'''

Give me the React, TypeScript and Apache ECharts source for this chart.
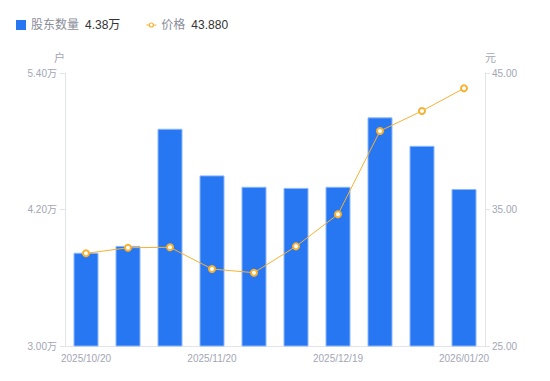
import React, { useEffect, useRef } from "react";
import * as echarts from "echarts";

const categories = [
  "2025/10/20", "2025/10/31", "2025/11/10", "2025/11/20", "2025/11/28",
  "2025/12/10", "2025/12/19", "2025/12/31", "2026/01/09", "2026/01/20",
];
const holders = [3.82, 3.88, 4.91, 4.50, 4.40, 4.39, 4.40, 5.01, 4.76, 4.38];
const prices = [31.79, 32.20, 32.23, 30.64, 30.37, 32.30, 34.65, 40.75, 42.22, 43.88];
const legendValues: Record<string, string> = {
  "股东数量": "4.38万",
  "价格": "43.880",
};

const FONT = '"Liberation Sans", Arial, "Noto Sans CJK SC", sans-serif';
const GREY = "#a3a6b4";
const LINE_ICON =
  "path://M0,4.5H2.6V5.5H0Z M7.4,4.5H10V5.5H7.4Z " +
  "M2.4,5A2.6,2.6 0 1,1 7.6,5A2.6,2.6 0 1,1 2.4,5Z " +
  "M3.6,5A1.4,1.4 0 1,0 6.4,5A1.4,1.4 0 1,0 3.6,5Z";

export default function App() {
  const ref = useRef<HTMLDivElement>(null);
  useEffect(() => {
    const chart = echarts.init(ref.current!, undefined, { renderer: "svg" });
    chart.setOption({
      animation: false,
      textStyle: { fontFamily: FONT },
      legend: {
        left: 11,
        top: 14,
        itemWidth: 10,
        itemHeight: 10,
        itemGap: 26,
        itemStyle: { borderWidth: 0 },
        data: [
          { name: "股东数量", icon: "rect", itemStyle: { borderWidth: 0 } },
          { name: "价格", icon: LINE_ICON, itemStyle: { borderWidth: 0, color: "#f9b131" } },
        ],
        formatter: (name: string) => `{n|${name}}{v|${legendValues[name]}}`,
        textStyle: {
          fontFamily: FONT,
          rich: {
            n: { fontSize: 12, color: "#8a8d99", padding: [0, 6, 0, 0], fontFamily: FONT },
            v: { fontSize: 12, color: "#333", fontFamily: FONT },
          },
        },
      },
      grid: { left: 65, right: 65, top: 73, bottom: 35 },
      xAxis: {
        type: "category",
        data: categories,
        axisLine: { lineStyle: { color: "#e3e4e8" } },
        axisTick: { show: false },
        axisLabel: {
          interval: 2,
          color: GREY,
          fontSize: 10,
          margin: 7,
          fontFamily: FONT,
        },
      },
      yAxis: [
        {
          type: "value",
          name: "户",
          nameGap: 10,
          nameTextStyle: { color: GREY, fontSize: 11, align: "right", fontFamily: FONT },
          min: 3.0,
          max: 5.4,
          interval: 1.2,
          axisLine: { show: true, lineStyle: { color: "#e3e4e8" } },
          axisTick: { show: true, length: 5, lineStyle: { color: "#e3e4e8" } },
          splitLine: { show: false },
          axisLabel: {
            color: GREY,
            fontSize: 10,
            margin: 8,
            fontFamily: FONT,
            formatter: (v: number) => v.toFixed(2) + "万",
          },
        },
        {
          type: "value",
          name: "元",
          nameGap: 10,
          nameTextStyle: { color: GREY, fontSize: 11, align: "left", fontFamily: FONT },
          min: 25,
          max: 45,
          interval: 10,
          axisLine: { show: true, lineStyle: { color: "#e3e4e8" } },
          axisTick: { show: true, length: 5, lineStyle: { color: "#e3e4e8" } },
          splitLine: { show: false },
          axisLabel: {
            color: GREY,
            fontSize: 10,
            margin: 7,
            fontFamily: FONT,
            formatter: (v: number) => v.toFixed(2),
          },
        },
      ],
      series: [
        {
          name: "股东数量",
          type: "bar",
          yAxisIndex: 0,
          data: holders,
          barWidth: 25,
          itemStyle: { color: "#2777f3", borderColor: "#8cb8fa", borderWidth: 1 },
        },
        {
          name: "价格",
          type: "line",
          yAxisIndex: 1,
          data: prices,
          symbol: "emptyCircle",
          symbolSize: 6,
          lineStyle: { color: "#f9b131", width: 1 },
          itemStyle: { color: "#f9b131", borderWidth: 2 },
        },
      ],
    });
    return () => chart.dispose();
  }, []);
  return <div ref={ref} style={{ width: 550, height: 381, margin: -8 }} />;
}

'''

=== EXERCISE PROMPT ===
Extract, word for word, each line from the top of the data down to and including the line with "0 1,0 6.4,5A1.4,1.4"; skip the pictures.

=== OUTPUT OF THE TASK ===
Give me the React, TypeScript and Apache ECharts source for this chart.
import React, { useEffect, useRef } from "react";
import * as echarts from "echarts";

const categories = [
  "2025/10/20", "2025/10/31", "2025/11/10", "2025/11/20", "2025/11/28",
  "2025/12/10", "2025/12/19", "2025/12/31", "2026/01/09", "2026/01/20",
];
const holders = [3.82, 3.88, 4.91, 4.50, 4.40, 4.39, 4.40, 5.01, 4.76, 4.38];
const prices = [31.79, 32.20, 32.23, 30.64, 30.37, 32.30, 34.65, 40.75, 42.22, 43.88];
const legendValues: Record<string, string> = {
  "股东数量": "4.38万",
  "价格": "43.880",
};

const FONT = '"Liberation Sans", Arial, "Noto Sans CJK SC", sans-serif';
const GREY = "#a3a6b4";
const LINE_ICON =
  "path://M0,4.5H2.6V5.5H0Z M7.4,4.5H10V5.5H7.4Z " +
  "M2.4,5A2.6,2.6 0 1,1 7.6,5A2.6,2.6 0 1,1 2.4,5Z " +
  "M3.6,5A1.4,1.4 0 1,0 6.4,5A1.4,1.4 0 1,0 3.6,5Z";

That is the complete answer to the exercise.